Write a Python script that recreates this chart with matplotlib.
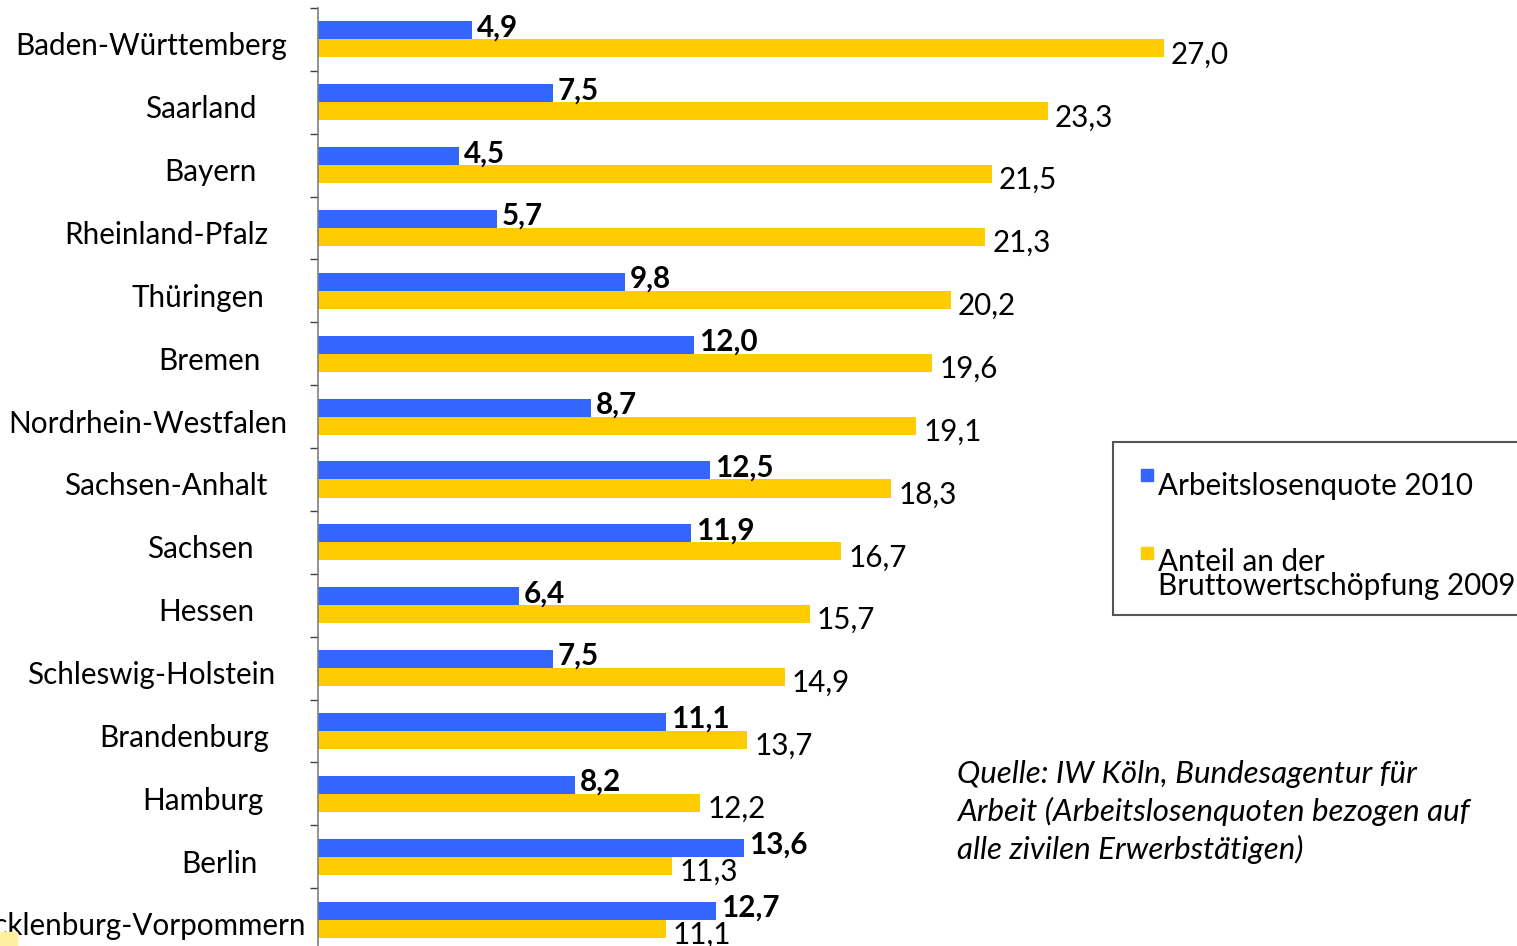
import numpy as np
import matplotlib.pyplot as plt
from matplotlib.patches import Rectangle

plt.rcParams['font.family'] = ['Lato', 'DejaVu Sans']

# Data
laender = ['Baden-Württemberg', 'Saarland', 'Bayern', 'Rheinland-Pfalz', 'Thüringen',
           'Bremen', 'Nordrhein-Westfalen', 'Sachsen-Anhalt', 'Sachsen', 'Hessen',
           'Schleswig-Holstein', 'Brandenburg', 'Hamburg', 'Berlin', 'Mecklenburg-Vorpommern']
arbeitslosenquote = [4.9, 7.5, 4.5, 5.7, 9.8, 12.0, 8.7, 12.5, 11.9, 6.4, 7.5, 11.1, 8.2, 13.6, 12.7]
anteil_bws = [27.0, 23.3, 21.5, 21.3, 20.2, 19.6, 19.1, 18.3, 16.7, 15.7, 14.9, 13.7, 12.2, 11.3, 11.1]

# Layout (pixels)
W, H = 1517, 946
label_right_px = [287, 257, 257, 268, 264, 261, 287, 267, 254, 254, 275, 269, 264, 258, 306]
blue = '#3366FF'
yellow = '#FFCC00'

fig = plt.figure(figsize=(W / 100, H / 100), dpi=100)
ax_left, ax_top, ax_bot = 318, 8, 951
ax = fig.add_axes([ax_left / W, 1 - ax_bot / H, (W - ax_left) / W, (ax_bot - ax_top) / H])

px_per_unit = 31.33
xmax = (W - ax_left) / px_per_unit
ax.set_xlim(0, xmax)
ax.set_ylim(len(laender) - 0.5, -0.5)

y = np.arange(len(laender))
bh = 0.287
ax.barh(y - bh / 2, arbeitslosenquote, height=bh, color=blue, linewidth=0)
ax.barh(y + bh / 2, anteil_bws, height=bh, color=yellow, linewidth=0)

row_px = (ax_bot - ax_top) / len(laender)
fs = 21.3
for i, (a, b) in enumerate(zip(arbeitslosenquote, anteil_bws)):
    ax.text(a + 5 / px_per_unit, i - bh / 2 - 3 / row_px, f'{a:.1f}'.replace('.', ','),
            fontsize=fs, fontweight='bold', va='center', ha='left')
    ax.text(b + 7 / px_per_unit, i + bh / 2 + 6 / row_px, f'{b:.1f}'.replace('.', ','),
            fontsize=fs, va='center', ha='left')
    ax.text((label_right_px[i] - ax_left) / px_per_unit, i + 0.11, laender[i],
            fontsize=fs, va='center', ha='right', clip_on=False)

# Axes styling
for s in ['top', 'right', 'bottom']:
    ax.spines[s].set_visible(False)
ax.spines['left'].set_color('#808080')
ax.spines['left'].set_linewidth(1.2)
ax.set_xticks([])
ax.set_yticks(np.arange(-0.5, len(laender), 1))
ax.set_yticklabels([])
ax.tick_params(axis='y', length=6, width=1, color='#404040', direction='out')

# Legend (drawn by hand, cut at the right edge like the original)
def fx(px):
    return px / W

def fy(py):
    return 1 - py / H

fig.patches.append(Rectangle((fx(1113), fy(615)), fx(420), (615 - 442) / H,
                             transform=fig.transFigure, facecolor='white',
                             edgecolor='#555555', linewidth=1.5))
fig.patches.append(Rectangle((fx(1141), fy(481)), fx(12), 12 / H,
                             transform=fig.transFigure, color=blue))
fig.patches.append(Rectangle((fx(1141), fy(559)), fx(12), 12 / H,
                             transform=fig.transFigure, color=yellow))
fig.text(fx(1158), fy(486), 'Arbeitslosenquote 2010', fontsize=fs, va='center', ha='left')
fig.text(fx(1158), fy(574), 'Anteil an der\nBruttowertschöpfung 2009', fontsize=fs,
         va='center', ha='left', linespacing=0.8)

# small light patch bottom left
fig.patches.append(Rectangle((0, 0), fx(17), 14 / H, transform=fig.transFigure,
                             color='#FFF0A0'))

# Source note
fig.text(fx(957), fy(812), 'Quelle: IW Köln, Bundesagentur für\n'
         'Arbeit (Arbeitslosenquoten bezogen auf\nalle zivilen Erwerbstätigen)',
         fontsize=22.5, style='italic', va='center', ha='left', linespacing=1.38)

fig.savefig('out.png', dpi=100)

------------------------------------------------

■ **TASK GOAL**
Every line should be retyped exactly, with the pictures omitted.

■ **EXPECTED ANSWER**
Write a Python script that recreates this chart with matplotlib.
import numpy as np
import matplotlib.pyplot as plt
from matplotlib.patches import Rectangle

plt.rcParams['font.family'] = ['Lato', 'DejaVu Sans']

# Data
laender = ['Baden-Württemberg', 'Saarland', 'Bayern', 'Rheinland-Pfalz', 'Thüringen',
           'Bremen', 'Nordrhein-Westfalen', 'Sachsen-Anhalt', 'Sachsen', 'Hessen',
           'Schleswig-Holstein', 'Brandenburg', 'Hamburg', 'Berlin', 'Mecklenburg-Vorpommern']
arbeitslosenquote = [4.9, 7.5, 4.5, 5.7, 9.8, 12.0, 8.7, 12.5, 11.9, 6.4, 7.5, 11.1, 8.2, 13.6, 12.7]
anteil_bws = [27.0, 23.3, 21.5, 21.3, 20.2, 19.6, 19.1, 18.3, 16.7, 15.7, 14.9, 13.7, 12.2, 11.3, 11.1]

# Layout (pixels)
W, H = 1517, 946
label_right_px = [287, 257, 257, 268, 264, 261, 287, 267, 254, 254, 275, 269, 264, 258, 306]
blue = '#3366FF'
yellow = '#FFCC00'

fig = plt.figure(figsize=(W / 100, H / 100), dpi=100)
ax_left, ax_top, ax_bot = 318, 8, 951
ax = fig.add_axes([ax_left / W, 1 - ax_bot / H, (W - ax_left) / W, (ax_bot - ax_top) / H])

px_per_unit = 31.33
xmax = (W - ax_left) / px_per_unit
ax.set_xlim(0, xmax)
ax.set_ylim(len(laender) - 0.5, -0.5)

y = np.arange(len(laender))
bh = 0.287
ax.barh(y - bh / 2, arbeitslosenquote, height=bh, color=blue, linewidth=0)
ax.barh(y + bh / 2, anteil_bws, height=bh, color=yellow, linewidth=0)

row_px = (ax_bot - ax_top) / len(laender)
fs = 21.3
for i, (a, b) in enumerate(zip(arbeitslosenquote, anteil_bws)):
    ax.text(a + 5 / px_per_unit, i - bh / 2 - 3 / row_px, f'{a:.1f}'.replace('.', ','),
            fontsize=fs, fontweight='bold', va='center', ha='left')
    ax.text(b + 7 / px_per_unit, i + bh / 2 + 6 / row_px, f'{b:.1f}'.replace('.', ','),
            fontsize=fs, va='center', ha='left')
    ax.text((label_right_px[i] - ax_left) / px_per_unit, i + 0.11, laender[i],
            fontsize=fs, va='center', ha='right', clip_on=False)

# Axes styling
for s in ['top', 'right', 'bottom']:
    ax.spines[s].set_visible(False)
ax.spines['left'].set_color('#808080')
ax.spines['left'].set_linewidth(1.2)
ax.set_xticks([])
ax.set_yticks(np.arange(-0.5, len(laender), 1))
ax.set_yticklabels([])
ax.tick_params(axis='y', length=6, width=1, color='#404040', direction='out')

# Legend (drawn by hand, cut at the right edge like the original)
def fx(px):
    return px / W

def fy(py):
    return 1 - py / H

fig.patches.append(Rectangle((fx(1113), fy(615)), fx(420), (615 - 442) / H,
                             transform=fig.transFigure, facecolor='white',
                             edgecolor='#555555', linewidth=1.5))
fig.patches.append(Rectangle((fx(1141), fy(481)), fx(12), 12 / H,
                             transform=fig.transFigure, color=blue))
fig.patches.append(Rectangle((fx(1141), fy(559)), fx(12), 12 / H,
                             transform=fig.transFigure, color=yellow))
fig.text(fx(1158), fy(486), 'Arbeitslosenquote 2010', fontsize=fs, va='center', ha='left')
fig.text(fx(1158), fy(574), 'Anteil an der\nBruttowertschöpfung 2009', fontsize=fs,
         va='center', ha='left', linespacing=0.8)

# small light patch bottom left
fig.patches.append(Rectangle((0, 0), fx(17), 14 / H, transform=fig.transFigure,
                             color='#FFF0A0'))

# Source note
fig.text(fx(957), fy(812), 'Quelle: IW Köln, Bundesagentur für\n'
         'Arbeit (Arbeitslosenquoten bezogen auf\nalle zivilen Erwerbstätigen)',
         fontsize=22.5, style='italic', va='center', ha='left', linespacing=1.38)

fig.savefig('out.png', dpi=100)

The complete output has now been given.